**RECORDS TO PROCESS**
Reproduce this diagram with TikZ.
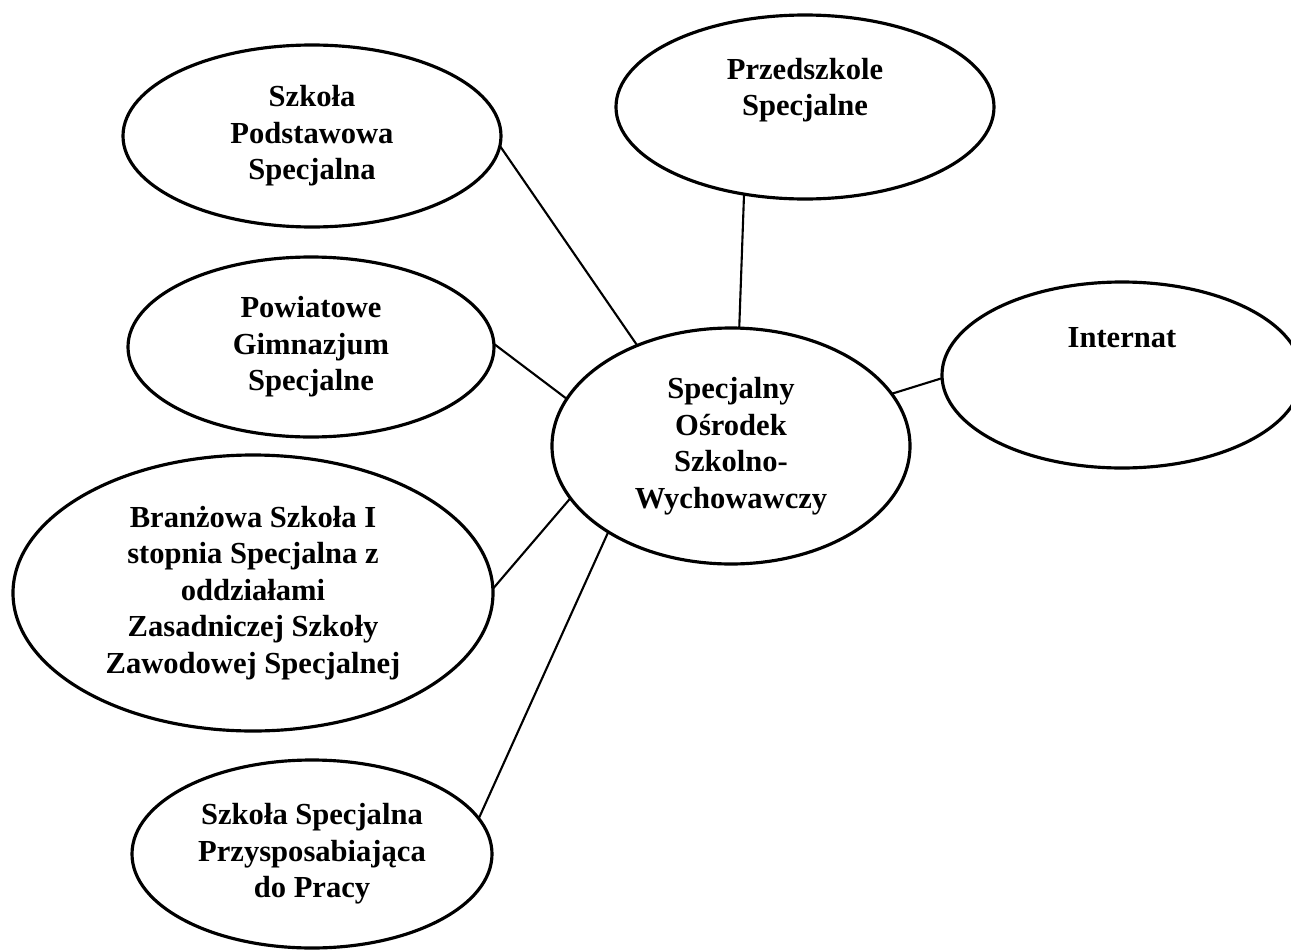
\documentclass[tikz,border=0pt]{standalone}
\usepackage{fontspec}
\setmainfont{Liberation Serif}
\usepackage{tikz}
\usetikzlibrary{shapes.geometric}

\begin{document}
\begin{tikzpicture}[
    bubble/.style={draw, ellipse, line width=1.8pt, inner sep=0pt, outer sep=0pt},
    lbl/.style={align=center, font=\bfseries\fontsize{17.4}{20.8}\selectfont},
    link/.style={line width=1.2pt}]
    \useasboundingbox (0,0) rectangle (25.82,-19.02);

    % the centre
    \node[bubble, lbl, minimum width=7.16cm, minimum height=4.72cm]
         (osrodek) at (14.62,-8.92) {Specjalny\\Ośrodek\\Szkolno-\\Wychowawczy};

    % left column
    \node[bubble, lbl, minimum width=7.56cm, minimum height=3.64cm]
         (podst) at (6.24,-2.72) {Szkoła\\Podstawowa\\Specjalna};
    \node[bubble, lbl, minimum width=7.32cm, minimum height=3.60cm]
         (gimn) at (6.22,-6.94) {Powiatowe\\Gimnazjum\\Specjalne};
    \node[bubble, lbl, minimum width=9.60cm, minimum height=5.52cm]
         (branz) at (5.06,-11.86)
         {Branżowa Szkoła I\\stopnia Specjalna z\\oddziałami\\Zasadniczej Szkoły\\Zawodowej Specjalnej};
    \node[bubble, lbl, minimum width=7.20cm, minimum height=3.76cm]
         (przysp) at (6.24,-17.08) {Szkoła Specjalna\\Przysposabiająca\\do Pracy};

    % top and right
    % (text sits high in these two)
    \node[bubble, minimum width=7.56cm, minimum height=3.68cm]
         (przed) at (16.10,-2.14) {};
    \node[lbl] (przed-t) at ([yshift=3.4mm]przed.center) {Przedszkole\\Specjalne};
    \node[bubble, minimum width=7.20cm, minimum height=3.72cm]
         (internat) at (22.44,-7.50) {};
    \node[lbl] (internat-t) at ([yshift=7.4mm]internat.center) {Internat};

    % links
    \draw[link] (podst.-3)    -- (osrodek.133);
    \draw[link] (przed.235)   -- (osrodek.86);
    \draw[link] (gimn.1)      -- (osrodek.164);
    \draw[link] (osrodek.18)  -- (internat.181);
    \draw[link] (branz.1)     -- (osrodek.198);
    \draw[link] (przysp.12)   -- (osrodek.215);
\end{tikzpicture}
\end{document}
---
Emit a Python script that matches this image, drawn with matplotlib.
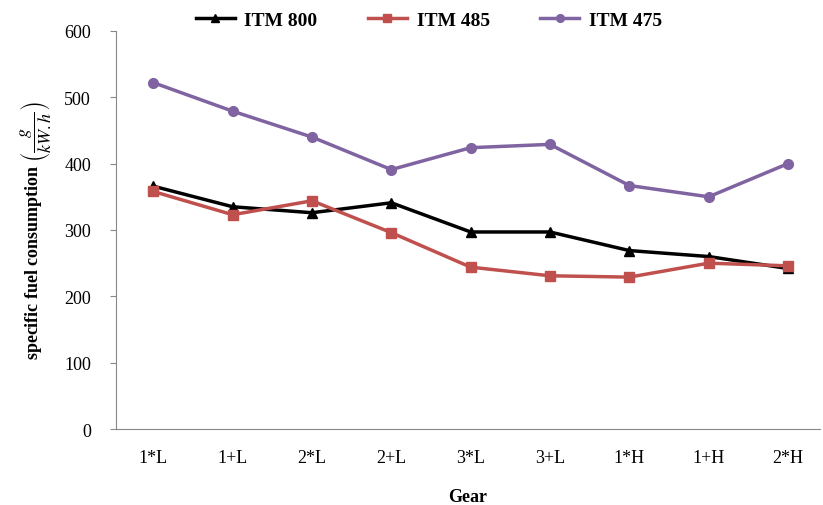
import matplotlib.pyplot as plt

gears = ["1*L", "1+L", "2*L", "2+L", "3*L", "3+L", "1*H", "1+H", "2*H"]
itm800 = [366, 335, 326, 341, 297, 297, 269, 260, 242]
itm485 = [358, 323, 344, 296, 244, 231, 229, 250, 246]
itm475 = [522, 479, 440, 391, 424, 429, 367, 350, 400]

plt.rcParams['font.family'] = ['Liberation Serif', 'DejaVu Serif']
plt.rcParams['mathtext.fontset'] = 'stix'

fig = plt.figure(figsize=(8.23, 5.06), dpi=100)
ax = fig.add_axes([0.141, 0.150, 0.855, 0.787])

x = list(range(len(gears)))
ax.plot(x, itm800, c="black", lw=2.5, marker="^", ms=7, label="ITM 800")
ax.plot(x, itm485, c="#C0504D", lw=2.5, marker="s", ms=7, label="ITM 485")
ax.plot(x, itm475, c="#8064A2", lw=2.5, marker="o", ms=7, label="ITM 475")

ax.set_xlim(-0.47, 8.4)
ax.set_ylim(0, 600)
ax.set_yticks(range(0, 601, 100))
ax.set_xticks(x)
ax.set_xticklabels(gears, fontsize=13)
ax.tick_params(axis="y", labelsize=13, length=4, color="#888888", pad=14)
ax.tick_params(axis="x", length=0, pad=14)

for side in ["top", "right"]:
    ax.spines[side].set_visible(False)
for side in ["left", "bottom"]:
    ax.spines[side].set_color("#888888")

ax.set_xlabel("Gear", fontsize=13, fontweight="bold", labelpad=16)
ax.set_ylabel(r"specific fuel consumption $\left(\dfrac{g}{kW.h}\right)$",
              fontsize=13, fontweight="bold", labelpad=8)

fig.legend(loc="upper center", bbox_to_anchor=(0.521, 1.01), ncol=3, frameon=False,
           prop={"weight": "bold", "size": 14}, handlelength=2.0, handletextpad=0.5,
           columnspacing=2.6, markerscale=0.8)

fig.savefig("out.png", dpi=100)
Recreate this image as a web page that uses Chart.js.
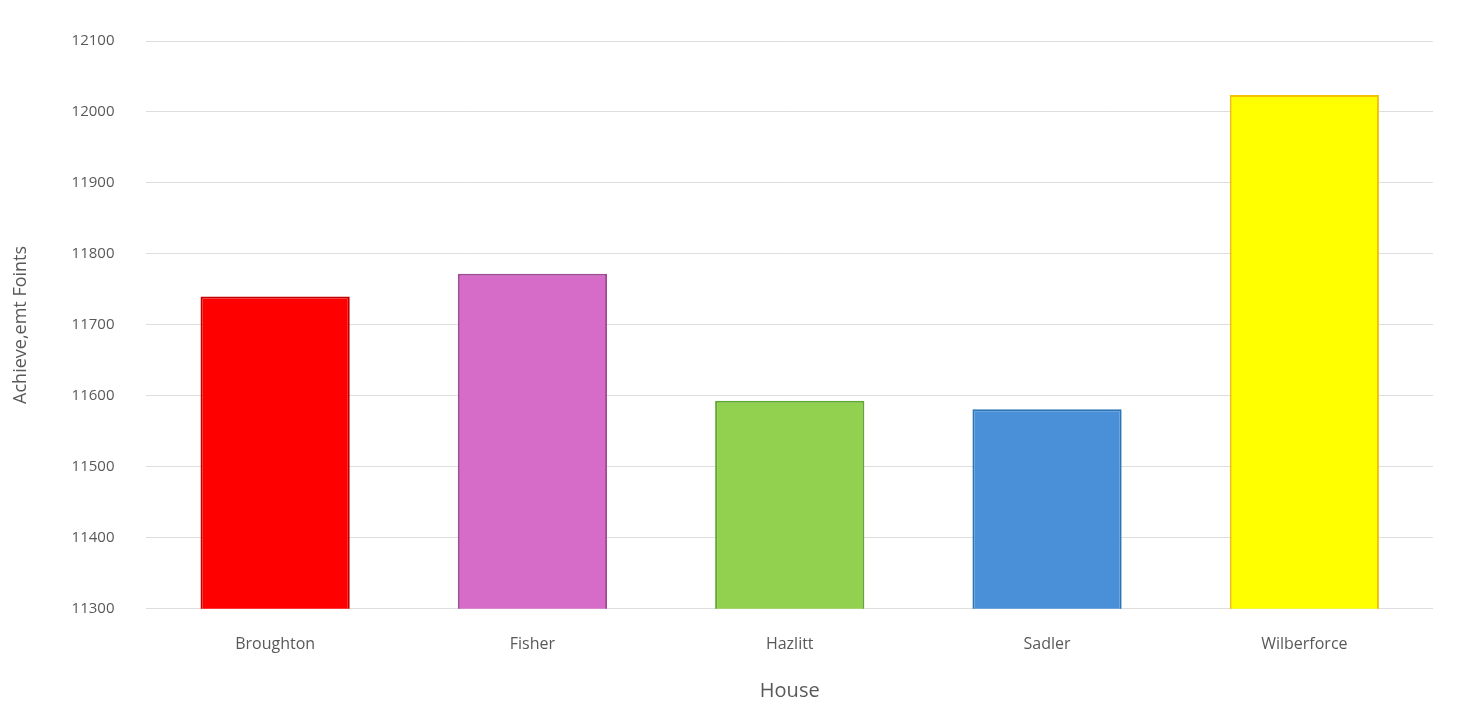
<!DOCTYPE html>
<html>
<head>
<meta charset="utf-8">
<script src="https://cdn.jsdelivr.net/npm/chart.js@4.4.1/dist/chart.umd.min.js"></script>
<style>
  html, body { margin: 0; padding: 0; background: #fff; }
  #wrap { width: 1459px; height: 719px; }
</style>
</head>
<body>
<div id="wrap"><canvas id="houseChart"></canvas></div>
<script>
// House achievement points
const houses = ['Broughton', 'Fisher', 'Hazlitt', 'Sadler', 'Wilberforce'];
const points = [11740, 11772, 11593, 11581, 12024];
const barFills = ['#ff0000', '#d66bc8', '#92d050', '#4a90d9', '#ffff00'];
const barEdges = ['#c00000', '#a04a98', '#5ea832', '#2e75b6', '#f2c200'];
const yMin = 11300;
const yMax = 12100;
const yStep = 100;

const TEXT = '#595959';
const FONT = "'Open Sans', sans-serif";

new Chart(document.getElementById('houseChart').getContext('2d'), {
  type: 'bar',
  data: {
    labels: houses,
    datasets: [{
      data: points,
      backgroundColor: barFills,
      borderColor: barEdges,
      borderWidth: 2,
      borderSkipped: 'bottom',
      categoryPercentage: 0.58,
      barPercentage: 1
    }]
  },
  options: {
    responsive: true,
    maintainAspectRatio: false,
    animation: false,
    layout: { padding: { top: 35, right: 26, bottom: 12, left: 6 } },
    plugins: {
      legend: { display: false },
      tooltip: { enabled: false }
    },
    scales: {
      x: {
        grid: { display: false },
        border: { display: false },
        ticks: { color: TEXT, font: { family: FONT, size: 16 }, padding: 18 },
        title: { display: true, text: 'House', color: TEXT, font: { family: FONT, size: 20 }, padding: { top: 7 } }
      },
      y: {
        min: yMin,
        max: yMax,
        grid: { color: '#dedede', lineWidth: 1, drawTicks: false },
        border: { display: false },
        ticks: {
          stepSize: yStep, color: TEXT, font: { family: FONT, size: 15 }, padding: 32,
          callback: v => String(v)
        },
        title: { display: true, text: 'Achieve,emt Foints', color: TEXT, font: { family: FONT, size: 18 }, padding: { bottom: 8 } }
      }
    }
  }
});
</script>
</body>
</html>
==
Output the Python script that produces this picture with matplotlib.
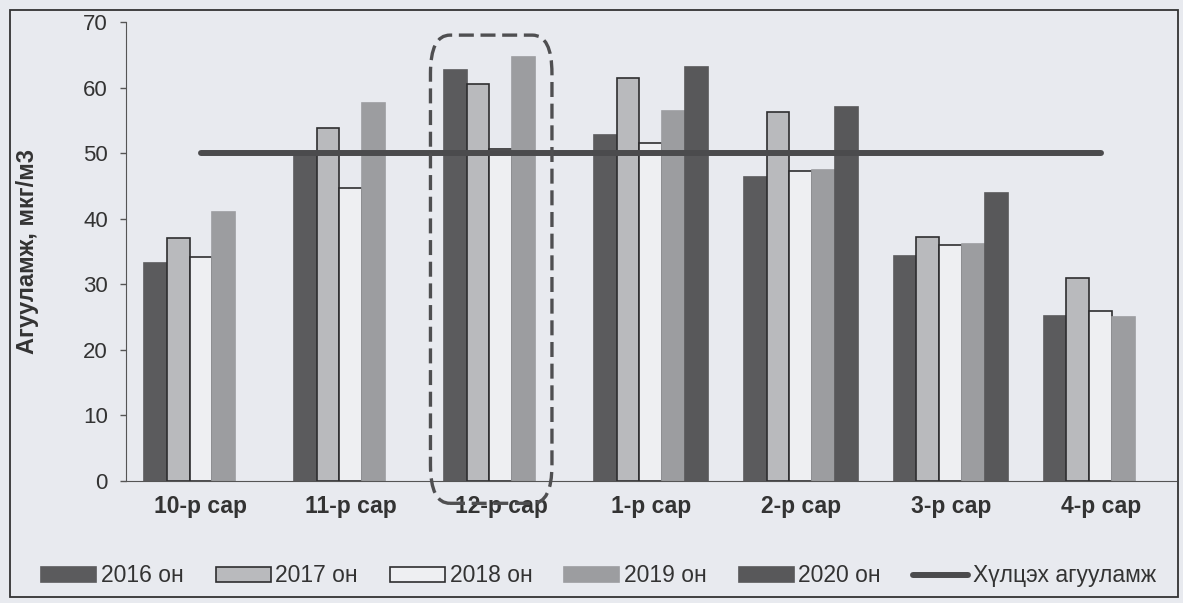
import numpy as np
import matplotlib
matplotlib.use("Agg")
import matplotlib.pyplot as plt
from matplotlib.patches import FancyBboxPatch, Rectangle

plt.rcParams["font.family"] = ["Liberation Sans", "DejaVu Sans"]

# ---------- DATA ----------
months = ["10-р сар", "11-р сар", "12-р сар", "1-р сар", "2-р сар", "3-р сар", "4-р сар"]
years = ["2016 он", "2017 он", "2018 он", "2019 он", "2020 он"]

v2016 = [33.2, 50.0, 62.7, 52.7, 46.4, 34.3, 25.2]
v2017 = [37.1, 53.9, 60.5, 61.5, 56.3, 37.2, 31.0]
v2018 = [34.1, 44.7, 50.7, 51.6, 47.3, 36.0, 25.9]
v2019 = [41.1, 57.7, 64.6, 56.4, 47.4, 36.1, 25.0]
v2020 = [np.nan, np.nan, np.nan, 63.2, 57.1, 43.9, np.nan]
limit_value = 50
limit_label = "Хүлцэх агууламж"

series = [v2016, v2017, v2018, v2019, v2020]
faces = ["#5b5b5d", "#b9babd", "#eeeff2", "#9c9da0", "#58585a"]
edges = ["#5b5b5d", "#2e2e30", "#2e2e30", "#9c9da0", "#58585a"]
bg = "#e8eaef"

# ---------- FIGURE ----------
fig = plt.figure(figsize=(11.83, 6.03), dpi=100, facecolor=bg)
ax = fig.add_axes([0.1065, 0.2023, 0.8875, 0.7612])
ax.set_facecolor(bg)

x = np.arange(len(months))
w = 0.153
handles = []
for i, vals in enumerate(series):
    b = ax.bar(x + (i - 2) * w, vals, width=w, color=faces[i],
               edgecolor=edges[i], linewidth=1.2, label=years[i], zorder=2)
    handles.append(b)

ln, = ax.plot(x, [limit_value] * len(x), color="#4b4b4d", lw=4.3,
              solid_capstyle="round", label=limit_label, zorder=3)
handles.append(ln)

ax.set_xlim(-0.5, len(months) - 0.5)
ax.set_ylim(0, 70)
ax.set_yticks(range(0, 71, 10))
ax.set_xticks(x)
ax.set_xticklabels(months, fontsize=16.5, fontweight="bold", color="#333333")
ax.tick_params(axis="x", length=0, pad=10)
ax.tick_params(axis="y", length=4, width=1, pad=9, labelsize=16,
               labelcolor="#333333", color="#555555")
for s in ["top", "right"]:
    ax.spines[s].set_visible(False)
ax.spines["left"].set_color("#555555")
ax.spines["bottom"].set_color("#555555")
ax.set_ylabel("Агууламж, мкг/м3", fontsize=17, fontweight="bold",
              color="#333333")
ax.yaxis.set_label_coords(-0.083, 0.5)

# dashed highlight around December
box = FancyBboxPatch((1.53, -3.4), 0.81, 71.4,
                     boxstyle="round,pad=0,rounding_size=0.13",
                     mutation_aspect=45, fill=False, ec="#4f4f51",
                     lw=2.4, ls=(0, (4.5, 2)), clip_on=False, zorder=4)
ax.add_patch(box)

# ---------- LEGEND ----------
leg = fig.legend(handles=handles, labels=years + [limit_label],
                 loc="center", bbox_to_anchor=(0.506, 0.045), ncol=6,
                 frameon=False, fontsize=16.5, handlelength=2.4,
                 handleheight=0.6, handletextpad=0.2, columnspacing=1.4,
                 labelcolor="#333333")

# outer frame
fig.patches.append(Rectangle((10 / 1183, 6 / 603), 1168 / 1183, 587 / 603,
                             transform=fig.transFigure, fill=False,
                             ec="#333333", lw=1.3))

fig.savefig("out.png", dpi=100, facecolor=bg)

**DO THIS**
Print exactly the lines from the line containing "Reproduce this diagram with TikZ." through the line containing "(osrodek) at (14.62,-8.92)", and omit any picture found among them.

**FULL RESPONSE**
Reproduce this diagram with TikZ.
\documentclass[tikz,border=0pt]{standalone}
\usepackage{fontspec}
\setmainfont{Liberation Serif}
\usepackage{tikz}
\usetikzlibrary{shapes.geometric}

\begin{document}
\begin{tikzpicture}[
    bubble/.style={draw, ellipse, line width=1.8pt, inner sep=0pt, outer sep=0pt},
    lbl/.style={align=center, font=\bfseries\fontsize{17.4}{20.8}\selectfont},
    link/.style={line width=1.2pt}]
    \useasboundingbox (0,0) rectangle (25.82,-19.02);

    % the centre
    \node[bubble, lbl, minimum width=7.16cm, minimum height=4.72cm]
         (osrodek) at (14.62,-8.92) {Specjalny\\Ośrodek\\Szkolno-\\Wychowawczy};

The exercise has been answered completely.